Ainsi le PAB, le PHB, l’aide directe aux ménages pour la construction ou l’acquisition d’un logement, les lois de défiscalisation métropolitaine et polynésienne ont effectivement donné de l’activité aux commerçants, aux entreprises du bâtiment et aux promoteurs. Elles ont permis l’accès à un logement ou l’amélioration de l’habitat des ménages les plus aisés et d’une partie de la classe moyenne (fonctionnaires ou assimilés, employés exerçant dans les secteurs à l’abri de la concurrence internationale). Par contre en dessous d’un certain seuil de revenu du ménage, il était et il est, très difficile pour une famille de se loger correctement par ses propres moyens, qu’il s’agisse de location et, a fortiori, d’accession à la propriété.
La pénurie de terrains constructibles en zone urbaine, malgré l’extension géographique de celle-ci, a été moins pénalisante pour les promoteurs privés, plus réactifs face aux opportunités rares, en l’absence de politique d’aménagement dynamique. L’OPH seul opérateur public en matière de logement social aux Iles du Vent (là ou se concentrent, 80% de la population, la majorité des mal logés et les plus graves problèmes sociaux) n’a pas non plus bénéficié de réserves foncières permanentes et suffisantes ou d’une priorité d’attribution au nom de l’intérêt général.
Au fil des années l’OPH a recensé les demandeurs de plus en plus nombreux, mais s’est progressivement noyé face à l’importance de la tâche et aux incohérences des comportements politiques et des directions successives.

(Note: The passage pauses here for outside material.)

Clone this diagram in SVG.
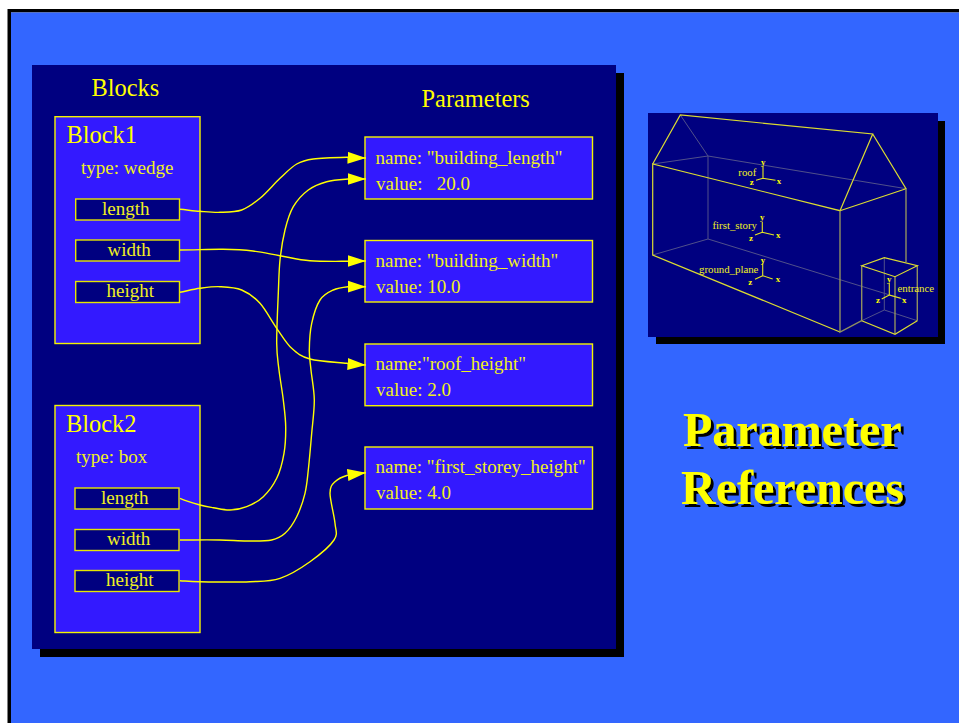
<svg xmlns="http://www.w3.org/2000/svg" width="959" height="723" viewBox="0 0 959 723">
<style>
text{font-family:"Liberation Serif","Times New Roman",serif;fill:#ffff00}
.h{font-size:24.4px}
.t{font-size:19px;fill:#f0f020}
.box{fill:#3319ff;stroke:#f4f400;stroke-width:1.4}
.slot{fill:#000080;stroke:#e6e600;stroke-width:1.4}
.con{fill:none;stroke:#ffff00;stroke-width:1.4;marker-end:url(#arr)}
.title{font-size:48px;font-weight:bold;filter:url(#ts)}
.lab{font-size:10.8px;fill:#f0f020}
.ax{font-size:9px;font-weight:bold;text-anchor:middle}
.e{fill:none;stroke:#dcdc30;stroke-width:1.2}
.g{fill:none;stroke:#8f8f60;stroke-width:1.4}
.d{fill:none;stroke:#50508a;stroke-width:1}
.a{fill:none;stroke:#e6e620;stroke-width:1.1}
</style>
<defs>
<marker id="arr" markerUnits="userSpaceOnUse" markerWidth="20" markerHeight="14" refX="18.500" refY="7" orient="auto">
<path d="M0 1L18.500 7L0 13Z" fill="#ffff00"/>
</marker>
<filter id="ts" x="-5%" y="-10%" width="110%" height="125%">
<feDropShadow dx="3" dy="3" stdDeviation="0.300" flood-color="#000000"/>
</filter>
</defs>
<rect width="959" height="723" fill="#ffffff"/>
<path d="M7.500 723V9H959V12.500H11V723Z" fill="#000"/>
<rect x="11" y="12.500" width="948" height="710.500" fill="#3366ff"/>
<rect x="40" y="73" width="584" height="584" fill="#000"/>
<rect x="32" y="65" width="584" height="584" fill="#000080"/>
<text class="h" x="91.500" y="96">Blocks</text>
<text class="h" x="421.500" y="107">Parameters</text>

<g id="block1">
<rect class="box" x="55" y="116.700" width="145" height="226.800"/>
<text class="h" x="66.500" y="143">Block1</text>
<text class="t" x="81" y="173.500">type: wedge</text>
</g>
<g id="block1-length"><rect class="slot" x="75.700" y="199" width="103.800" height="21"/><text class="t" x="102" y="215">length</text></g>
<g id="block1-width"><rect class="slot" x="75.700" y="240" width="103.800" height="21"/><text class="t" x="107.500" y="256">width</text></g>
<g id="block1-height"><rect class="slot" x="75.700" y="281.500" width="103.800" height="21"/><text class="t" x="106.500" y="297">height</text></g>

<g id="block2">
<rect class="box" x="55" y="405.500" width="145" height="227"/>
<text class="h" x="66" y="432">Block2</text>
<text class="t" x="76" y="462.500">type: box</text>
</g>
<g id="block2-length"><rect class="slot" x="75" y="488" width="104" height="21"/><text class="t" x="101" y="504">length</text></g>
<g id="block2-width"><rect class="slot" x="75" y="529.500" width="104" height="21"/><text class="t" x="107" y="545">width</text></g>
<g id="block2-height"><rect class="slot" x="75" y="570.500" width="104" height="21"/><text class="t" x="106" y="586">height</text></g>

<g id="param-building-length">
<rect class="box" x="365" y="137" width="227.500" height="62"/>
<text class="t" x="375.500" y="163.500">name: "building_length"</text>
<text class="t" x="376" y="189.500" xml:space="preserve">value:   20.0</text>
</g>
<g id="param-building-width">
<rect class="box" x="365" y="240.500" width="227.500" height="61.500"/>
<text class="t" x="375.500" y="266.500">name: "building_width"</text>
<text class="t" x="376" y="292.500">value: 10.0</text>
</g>
<g id="param-roof-height">
<rect class="box" x="365" y="344" width="227.500" height="61.700"/>
<text class="t" x="375.500" y="369.500">name:"roof_height"</text>
<text class="t" x="376" y="396">value: 2.0</text>
</g>
<g id="param-first-storey-height">
<rect class="box" x="365" y="447" width="227.500" height="62"/>
<text class="t" x="375.500" y="473">name: "first_storey_height"</text>
<text class="t" x="376" y="499">value: 4.0</text>
</g>

<g id="connectors">
<path class="con" d="M180 209.300C186.700 209.900 193.300 210.800 200 211.300S213 212.500 220 212.300S235 212.300 241.700 210S253.600 203.600 260 198.300S273.900 184 280 178.300S291.100 167.200 296.700 164S305 160.100 313.300 159S337.900 157.500 346.700 157.300S358 157.900 366 158"/>
<path class="con" d="M180 250C194 250 210.800 249.100 223 249.300S243.500 249.900 253 251S270.500 254.100 280 255.700S298.800 259.800 310 260.700S337.700 261.300 347 261.300S358 261 366 261"/>
<path class="con" d="M180 292.300C186.700 291 193.300 289.200 200 288.300S213 286.400 220 286.700S235 287.200 241.700 290S254.200 296.900 260 303.300S271.400 320.800 276.700 328.300S286.100 343.200 291.700 348.300S300.800 356.500 310 359S337.400 362.300 346.700 363.300S358 364.600 366 365"/>
<path class="con" d="M180 498.300C186 501 194.400 503.400 200 505S208.300 506.900 213.300 507.700S224.400 510.200 230 510S241.100 508.900 246.700 506.700S258.300 501.400 263.300 496.700S273.200 485.500 276.700 478.300S282.500 461.900 284 453.300S285.800 435.600 285.700 426.700S284.400 409.500 283.300 400S280.100 379.500 279 370S276.800 356.100 276.700 343.300S277.700 307.200 278.300 293.300S278.900 270.600 280 260S282.800 238.900 285 230S289.400 213.400 293.300 206.700S302.700 194.200 308.300 190S320.100 183.500 326.700 181.700S341.400 179.500 348 179S358 179 366 179"/>
<path class="con" d="M180 540C193 540 208.900 539.800 220 540S238.100 541 246.700 541S265.300 541.300 271.700 540S280.800 537.200 285 533.300S293.400 523.400 296.700 516.700S303.100 501.100 305 493.300S307.200 480 308.300 470S310.700 445 311.700 433.300S314.400 410.600 314.300 400S311.800 378.300 311 370S309.200 357.800 309.300 350S309.900 331.600 311.700 323.300S316.400 305.600 320 300S328.600 292.200 333.300 290S342.800 287.300 348.300 286.700S358 286.700 366 286.700"/>
<path class="con" d="M180 580.700C186 581 188.300 581.500 200 581.700S236.700 582.300 250 581.700S270 581.600 280 578.300S301 568.100 310 561.700S329.800 546.400 334 540S335.700 531.100 335 523.300S330 500.200 330 493.300S332 484.700 335 481.700S343.100 476.500 348.300 475S358 473.700 366 472.700"/>
</g>

<g id="house-view">
<rect x="656" y="121" width="289" height="223" fill="#000"/>
<rect x="648" y="113" width="290" height="224" fill="#000080"/>
<path class="d" d="M680.300 115L708 156M652.700 164L708 156L906 188.700M708 156V239M652.700 255L708 239L906 300M884.300 257.700V310M861.700 320.700L884.300 310L917.300 320.700"/>
<path class="e" d="M652.700 164L680.300 115L872.700 134L840 210.700L652.700 164V255L840 332M872.700 134L906 188.700L840 210.700"/>
<path class="g" d="M840 210.700V332L861.700 320.700M906 188.700V262M861.700 265.700V320.700M895 276.700V334.300M917.300 265.700V320.700"/>
<path class="e" d="M861.700 265.700L884.300 257.700L917.300 265.700L895 276.700ZM861.700 320.700L895 334.300L917.300 320.700"/>
<path class="a" d="M763 166V178.300L775.500 180.300M763 178.300L756 180.300M762.300 221.700V232.300L774 235M762.300 232.300L755 235M762.700 263V275.700L772.700 279M762.700 275.700L755 279.300M889.300 283V295L900.700 298.300M889.300 295L881.700 299"/>
<text class="lab" x="738.300" y="175.500">roof</text>
<text class="lab" x="712.500" y="228.500">first_story</text>
<text class="lab" x="699" y="272.500">ground_plane</text>
<text class="lab" x="897.500" y="292">entrance</text>
<text class="ax" x="763.300" y="165">y</text><text class="ax" x="779" y="183.700">x</text><text class="ax" x="751.700" y="184.700">z</text>
<text class="ax" x="762.300" y="220">y</text><text class="ax" x="778.300" y="238">x</text><text class="ax" x="751" y="240.700">z</text>
<text class="ax" x="763" y="263">y</text><text class="ax" x="778" y="282.300">x</text><text class="ax" x="750.300" y="284.700">z</text>
<text class="ax" x="889.300" y="282.300">y</text><text class="ax" x="904.300" y="302.700">x</text><text class="ax" x="878" y="303">z</text>
</g>

<g id="title">
<text class="title" x="683" y="446">Parameter</text>
<text class="title" x="681" y="504">References</text>
</g>
</svg>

- Immensité de la tâche : la demande est liée à la forte croissance de la natalité jusqu’au milieu des années 90 (et qui a un impact jusque 30 ans plus tard), aux migrations des habitants de nos archipels venus à Tahiti pensant y trouver un emploi et, donc y vivre mieux ;
- Incohérences des politiques publiques et des comportements : absence de politique active et
globale d’aménagement du territoire, cumul des missions de construction et de gestion du parc pour l’EPIC, insuffisante politique de soutien à une sortie de l’indivision qui aurait permis de mieux utiliser les terrains familiaux, entretien de la confusion entre l’idée d’argent public et argent gratuit, attribution et gestion clientélistes des locations sociales, discours politiques démagogiques incitant au non paiement des loyers, …

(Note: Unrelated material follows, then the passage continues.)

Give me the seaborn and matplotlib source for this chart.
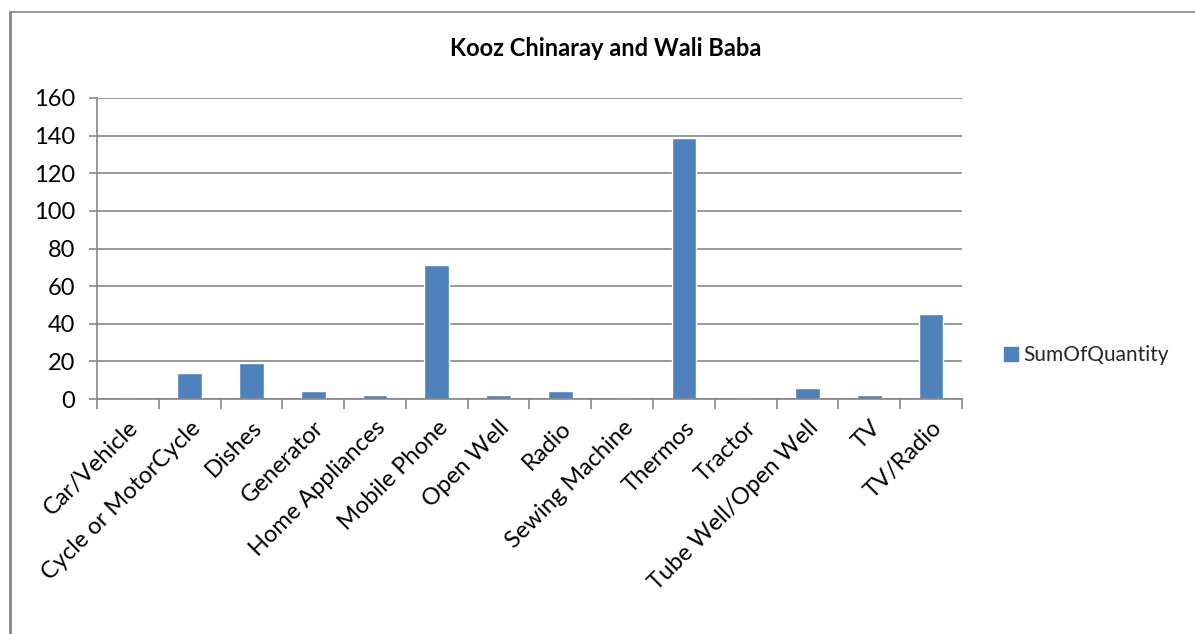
import matplotlib
matplotlib.use("Agg")
import matplotlib.pyplot as plt
from matplotlib.lines import Line2D
from matplotlib.ticker import FixedLocator, MultipleLocator
import seaborn as sns
import pandas as pd

categories = ["Car/Vehicle", "Cycle or MotorCycle", "Dishes", "Generator",
              "Home Appliances", "Mobile Phone", "Open Well", "Radio",
              "Sewing Machine", "Thermos", "Tractor", "Tube Well/Open Well",
              "TV", "TV/Radio"]
quantities = [0, 14, 19, 4, 2, 71, 2, 4, 0, 139, 0, 6, 2, 45]
series_name = "SumOfQuantity"
title = "Kooz Chinaray and Wali Baba"

sns.set_theme(style="white")
plt.rcParams["font.family"] = ["Lato", "DejaVu Sans"]

df = pd.DataFrame({"Item": categories, series_name: quantities})

fig = plt.figure(figsize=(11.95, 6.34), dpi=100)
ax = fig.add_axes([97 / 1195, 1 - 399 / 634, (962 - 97) / 1195, (399 - 98) / 634])

bar_color = "#4F81BD"
grid_color = "#868686"
label_size = 17

sns.barplot(data=df, x="Item", y=series_name, color=bar_color, width=0.4,
            saturation=1, label=series_name, ax=ax)

ax.set_xlim(-0.5, len(categories) - 0.5)
ax.set_ylim(0, 160)
ax.yaxis.set_major_locator(MultipleLocator(20))
ax.grid(axis="y", color=grid_color, linewidth=1.2)
ax.set_axisbelow(True)

for side in ["top", "right"]:
    ax.spines[side].set_visible(False)
for side in ["left", "bottom"]:
    ax.spines[side].set_color(grid_color)
    ax.spines[side].set_linewidth(1.2)

ax.set_xlabel("")
ax.set_ylabel("")

# category ticks sit between bars
ax.xaxis.set_minor_locator(FixedLocator([i - 0.5 for i in range(len(categories) + 1)]))
ax.tick_params(axis="x", which="major", length=0, pad=13)
ax.tick_params(axis="x", which="minor", bottom=True, length=7, width=1.2, color=grid_color)
ax.tick_params(axis="y", left=True, length=6, width=1.2, color=grid_color, pad=10)
ax.set_xticks(range(len(categories)))
ax.set_xticklabels(categories, rotation=45, ha="right", rotation_mode="anchor",
                   fontsize=label_size, color="black")
for lab in ax.get_yticklabels():
    lab.set_fontsize(label_size)
    lab.set_color("black")

fig.text(606 / 1195, 1 - 49 / 634, title, ha="center", va="center",
         fontsize=17, fontweight="bold", color="black")

handle = Line2D([], [], marker="s", linestyle="none", markersize=10,
                markerfacecolor=bar_color, markeredgecolor=bar_color)
leg = ax.legend([handle], [series_name], loc="center left",
                bbox_to_anchor=(982 / 1195, 1 - 355 / 634),
                bbox_transform=fig.transFigure, frameon=False,
                fontsize=15, handletextpad=0.1, handlelength=1.0)

# outer chart frame
fig.add_artist(Line2D([10 / 1195, 10 / 1195], [0, 1 - 12 / 634],
                      transform=fig.transFigure, color=grid_color, linewidth=2))
fig.add_artist(Line2D([10 / 1195, 1], [1 - 12 / 634, 1 - 12 / 634],
                      transform=fig.transFigure, color=grid_color, linewidth=1.2))

fig.savefig("out.png", dpi=100, facecolor="white")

L’OPH englué dans les difficultés, a été désigné « responsable » de tous les maux d’autant que ses coûts de gestion sont élevés, en raison notamment d’une grille salariale particulièrement favorable et de décisions politiques à courte vue, comme celle de transférer à l’OPH dans les années 80, le personnel devenu embarrassant de la Caisse d’approvisionnement de l’habitat (CAH)
La capacité à construire de l’OPH, c'est-à-dire à faire sortir de terre des nouveaux logements
s’est émoussée au fil du temps, alors que les crédits d’investissement publics étaient mobilisables. L’argent des loyers non recouvrés dépasse les 2 milliards et le taux de non recouvrement des loyers est souvent cité comme un mauvais record dans toute la République !

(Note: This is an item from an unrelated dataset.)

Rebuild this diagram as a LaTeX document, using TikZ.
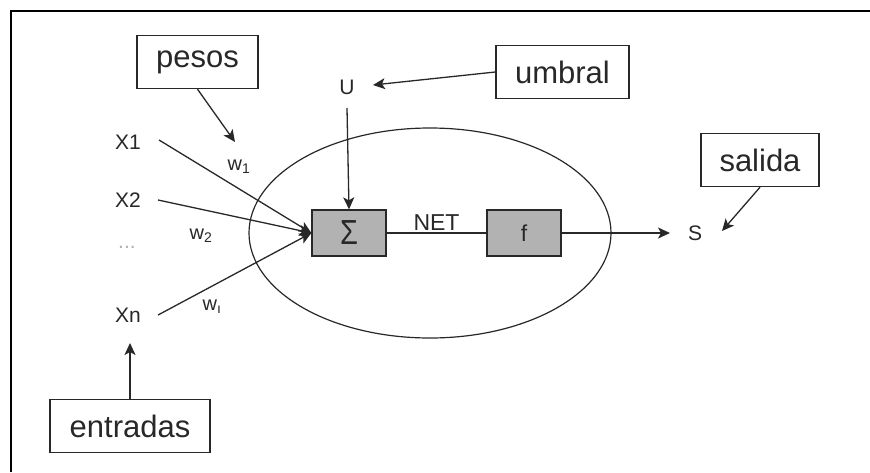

Ces sommes non encaissées par l’OPH ont eu des conséquences multiples : par exemple l’EPIC est devenu de plus en plus dépendant de subventions de fonctionnement pour simplement entretenir son parc de logements. Plus grave les financeurs, et particulièrement l’AFD, y ont légitimement vu un signe de mauvaise gestion, un risque réel de non remboursement des sommes prêtées, pire un gaspillage d’argent public. Cet état de fait explique probablement aussi la frilosité de la Caisse des dépôts et consignations (CDC) à prêter pour le logement social polynésien alors qu’elle est très présente en Nouvelle Calédonie, à des conditions particulièrement favorables. Ce qui a évidemment des conséquences sur le calcul du coût des loyers d’équilibre payés par les locataires pendantdes années !
Les nouvelles orientations depuis trois ans
La menace de voir l’AFD se retirer des programmes futurs de construction de l’OPH pour perte de confiance, les exigences de l’Etat, co-financeur du logement social par des subventions dans le cadre du Contrat de développement, puis du Contrat de projets, la prise de conscience, enfin, de certains politiques a conduit à partir de 2007, d’une part à une meilleure définition de la politique polynésienne en matière de logement social (Assises du logement et Livre blanc de l’OPH), et d’autre part à des actions de réforme internes à l’OPH dans la conduite des missions et activités.
Des progrès certains ont été réalisés. Nous sommes (nous étions ?) sur la bonne voie.
Mais la tâche est ardue et l’effort s’inscrit dans la durée.
Le conseil d’administration de l’OPH, son équipe de direction, les syndicats et le personnel, tous ont compris le challenge vital et accepté l’obligation de changement. Un exemple, la mise en oeuvre du règlement intérieur de la commission d’attribution de logements depuis deux ans permet d’attribuer des logements sur des bases équitables où le clientélisme est exclu. La « dépolitisation » est une réalité et le demeurera si les ministres successifs l’appliquent…
La mise en oeuvre des engagements du contrat de projets en matière de logement social ainsi que l’utilisation des lois d’incitation fiscale métropolitaine et polynésienne sont des opportunités en même temps que des défis. Ce n’est pas en décapitant l’OPH que l’on avancera. Le changement de la personne du directeur n’est pas la solution.
Or, la réussite des entreprises de longue haleine dépend, en grande partie, de la constance des dirigeants qui les portent. A ce titre, le changement du directeur de l’OPH induira un retard supplémentaire qui pénalisera ceux qui, en attente de logement, sont aujourd’hui les plus vulnérables d’entre nous.